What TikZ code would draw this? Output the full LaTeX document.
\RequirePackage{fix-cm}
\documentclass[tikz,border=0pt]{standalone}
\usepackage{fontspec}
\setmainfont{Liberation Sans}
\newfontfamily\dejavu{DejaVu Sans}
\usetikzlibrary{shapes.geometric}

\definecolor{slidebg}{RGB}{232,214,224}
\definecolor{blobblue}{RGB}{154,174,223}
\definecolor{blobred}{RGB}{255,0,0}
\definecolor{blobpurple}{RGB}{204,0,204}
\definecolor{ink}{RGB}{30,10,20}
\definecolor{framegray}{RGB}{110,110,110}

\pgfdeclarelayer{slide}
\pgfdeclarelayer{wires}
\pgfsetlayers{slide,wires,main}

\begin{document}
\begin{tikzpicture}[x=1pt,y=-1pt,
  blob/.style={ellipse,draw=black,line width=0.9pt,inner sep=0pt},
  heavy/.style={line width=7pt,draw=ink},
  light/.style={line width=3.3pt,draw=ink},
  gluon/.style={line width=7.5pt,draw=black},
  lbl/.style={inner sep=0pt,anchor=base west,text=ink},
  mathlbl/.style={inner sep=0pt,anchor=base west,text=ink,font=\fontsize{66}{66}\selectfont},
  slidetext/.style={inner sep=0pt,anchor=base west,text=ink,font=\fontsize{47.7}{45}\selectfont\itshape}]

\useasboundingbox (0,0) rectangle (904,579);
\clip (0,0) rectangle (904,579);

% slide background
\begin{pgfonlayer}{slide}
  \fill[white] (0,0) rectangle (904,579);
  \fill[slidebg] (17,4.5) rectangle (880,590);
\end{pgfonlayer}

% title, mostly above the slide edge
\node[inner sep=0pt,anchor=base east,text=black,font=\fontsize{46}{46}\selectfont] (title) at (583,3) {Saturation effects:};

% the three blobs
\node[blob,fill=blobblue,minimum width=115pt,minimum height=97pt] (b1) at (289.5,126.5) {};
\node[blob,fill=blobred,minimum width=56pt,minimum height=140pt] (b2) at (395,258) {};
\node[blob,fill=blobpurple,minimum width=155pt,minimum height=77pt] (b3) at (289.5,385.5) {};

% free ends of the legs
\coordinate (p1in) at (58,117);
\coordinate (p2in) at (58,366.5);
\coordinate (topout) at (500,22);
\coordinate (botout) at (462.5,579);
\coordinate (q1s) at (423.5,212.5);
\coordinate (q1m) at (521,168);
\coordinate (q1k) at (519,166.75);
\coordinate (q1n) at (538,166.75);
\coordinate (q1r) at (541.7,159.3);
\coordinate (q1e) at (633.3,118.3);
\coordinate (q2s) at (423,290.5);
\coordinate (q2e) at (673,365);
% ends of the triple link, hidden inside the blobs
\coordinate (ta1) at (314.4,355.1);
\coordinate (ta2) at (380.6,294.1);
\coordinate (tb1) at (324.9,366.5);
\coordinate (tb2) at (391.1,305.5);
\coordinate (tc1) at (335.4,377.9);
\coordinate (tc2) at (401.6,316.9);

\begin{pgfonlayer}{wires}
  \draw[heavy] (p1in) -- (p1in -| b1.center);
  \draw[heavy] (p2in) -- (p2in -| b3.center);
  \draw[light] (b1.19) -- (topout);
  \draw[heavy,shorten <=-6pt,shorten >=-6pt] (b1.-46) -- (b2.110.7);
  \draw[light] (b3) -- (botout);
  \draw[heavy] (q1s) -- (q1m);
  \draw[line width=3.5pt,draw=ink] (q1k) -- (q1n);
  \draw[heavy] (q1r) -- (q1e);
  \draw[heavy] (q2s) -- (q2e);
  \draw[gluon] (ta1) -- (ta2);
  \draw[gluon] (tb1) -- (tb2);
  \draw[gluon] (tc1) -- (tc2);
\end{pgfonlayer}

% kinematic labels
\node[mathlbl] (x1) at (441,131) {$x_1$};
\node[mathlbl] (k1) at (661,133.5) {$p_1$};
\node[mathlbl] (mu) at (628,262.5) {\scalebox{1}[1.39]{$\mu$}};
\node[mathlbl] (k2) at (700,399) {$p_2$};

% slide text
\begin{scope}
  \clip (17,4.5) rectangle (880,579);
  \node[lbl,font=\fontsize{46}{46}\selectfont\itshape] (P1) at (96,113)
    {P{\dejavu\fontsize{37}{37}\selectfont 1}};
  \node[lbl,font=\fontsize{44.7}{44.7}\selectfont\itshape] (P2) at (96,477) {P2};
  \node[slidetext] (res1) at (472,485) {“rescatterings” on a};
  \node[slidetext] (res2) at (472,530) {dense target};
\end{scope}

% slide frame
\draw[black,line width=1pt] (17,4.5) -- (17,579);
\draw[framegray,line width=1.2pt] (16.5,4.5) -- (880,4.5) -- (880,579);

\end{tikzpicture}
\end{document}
_ _ _ _ _
- WHAT YOU WILL DO -
Extract the complete data, matching each line exactly.

- RESULT -
What TikZ code would draw this? Output the full LaTeX document.
\RequirePackage{fix-cm}
\documentclass[tikz,border=0pt]{standalone}
\usepackage{fontspec}
\setmainfont{Liberation Sans}
\newfontfamily\dejavu{DejaVu Sans}
\usetikzlibrary{shapes.geometric}

\definecolor{slidebg}{RGB}{232,214,224}
\definecolor{blobblue}{RGB}{154,174,223}
\definecolor{blobred}{RGB}{255,0,0}
\definecolor{blobpurple}{RGB}{204,0,204}
\definecolor{ink}{RGB}{30,10,20}
\definecolor{framegray}{RGB}{110,110,110}

\pgfdeclarelayer{slide}
\pgfdeclarelayer{wires}
\pgfsetlayers{slide,wires,main}

\begin{document}
\begin{tikzpicture}[x=1pt,y=-1pt,
  blob/.style={ellipse,draw=black,line width=0.9pt,inner sep=0pt},
  heavy/.style={line width=7pt,draw=ink},
  light/.style={line width=3.3pt,draw=ink},
  gluon/.style={line width=7.5pt,draw=black},
  lbl/.style={inner sep=0pt,anchor=base west,text=ink},
  mathlbl/.style={inner sep=0pt,anchor=base west,text=ink,font=\fontsize{66}{66}\selectfont},
  slidetext/.style={inner sep=0pt,anchor=base west,text=ink,font=\fontsize{47.7}{45}\selectfont\itshape}]

\useasboundingbox (0,0) rectangle (904,579);
\clip (0,0) rectangle (904,579);

% slide background
\begin{pgfonlayer}{slide}
  \fill[white] (0,0) rectangle (904,579);
  \fill[slidebg] (17,4.5) rectangle (880,590);
\end{pgfonlayer}

% title, mostly above the slide edge
\node[inner sep=0pt,anchor=base east,text=black,font=\fontsize{46}{46}\selectfont] (title) at (583,3) {Saturation effects:};

% the three blobs
\node[blob,fill=blobblue,minimum width=115pt,minimum height=97pt] (b1) at (289.5,126.5) {};
\node[blob,fill=blobred,minimum width=56pt,minimum height=140pt] (b2) at (395,258) {};
\node[blob,fill=blobpurple,minimum width=155pt,minimum height=77pt] (b3) at (289.5,385.5) {};

% free ends of the legs
\coordinate (p1in) at (58,117);
\coordinate (p2in) at (58,366.5);
\coordinate (topout) at (500,22);
\coordinate (botout) at (462.5,579);
\coordinate (q1s) at (423.5,212.5);
\coordinate (q1m) at (521,168);
\coordinate (q1k) at (519,166.75);
\coordinate (q1n) at (538,166.75);
\coordinate (q1r) at (541.7,159.3);
\coordinate (q1e) at (633.3,118.3);
\coordinate (q2s) at (423,290.5);
\coordinate (q2e) at (673,365);
% ends of the triple link, hidden inside the blobs
\coordinate (ta1) at (314.4,355.1);
\coordinate (ta2) at (380.6,294.1);
\coordinate (tb1) at (324.9,366.5);
\coordinate (tb2) at (391.1,305.5);
\coordinate (tc1) at (335.4,377.9);
\coordinate (tc2) at (401.6,316.9);

\begin{pgfonlayer}{wires}
  \draw[heavy] (p1in) -- (p1in -| b1.center);
  \draw[heavy] (p2in) -- (p2in -| b3.center);
  \draw[light] (b1.19) -- (topout);
  \draw[heavy,shorten <=-6pt,shorten >=-6pt] (b1.-46) -- (b2.110.7);
  \draw[light] (b3) -- (botout);
  \draw[heavy] (q1s) -- (q1m);
  \draw[line width=3.5pt,draw=ink] (q1k) -- (q1n);
  \draw[heavy] (q1r) -- (q1e);
  \draw[heavy] (q2s) -- (q2e);
  \draw[gluon] (ta1) -- (ta2);
  \draw[gluon] (tb1) -- (tb2);
  \draw[gluon] (tc1) -- (tc2);
\end{pgfonlayer}

% kinematic labels
\node[mathlbl] (x1) at (441,131) {$x_1$};
\node[mathlbl] (k1) at (661,133.5) {$p_1$};
\node[mathlbl] (mu) at (628,262.5) {\scalebox{1}[1.39]{$\mu$}};
\node[mathlbl] (k2) at (700,399) {$p_2$};

% slide text
\begin{scope}
  \clip (17,4.5) rectangle (880,579);
  \node[lbl,font=\fontsize{46}{46}\selectfont\itshape] (P1) at (96,113)
    {P{\dejavu\fontsize{37}{37}\selectfont 1}};
  \node[lbl,font=\fontsize{44.7}{44.7}\selectfont\itshape] (P2) at (96,477) {P2};
  \node[slidetext] (res1) at (472,485) {“rescatterings” on a};
  \node[slidetext] (res2) at (472,530) {dense target};
\end{scope}

% slide frame
\draw[black,line width=1pt] (17,4.5) -- (17,579);
\draw[framegray,line width=1.2pt] (16.5,4.5) -- (880,4.5) -- (880,579);

\end{tikzpicture}
\end{document}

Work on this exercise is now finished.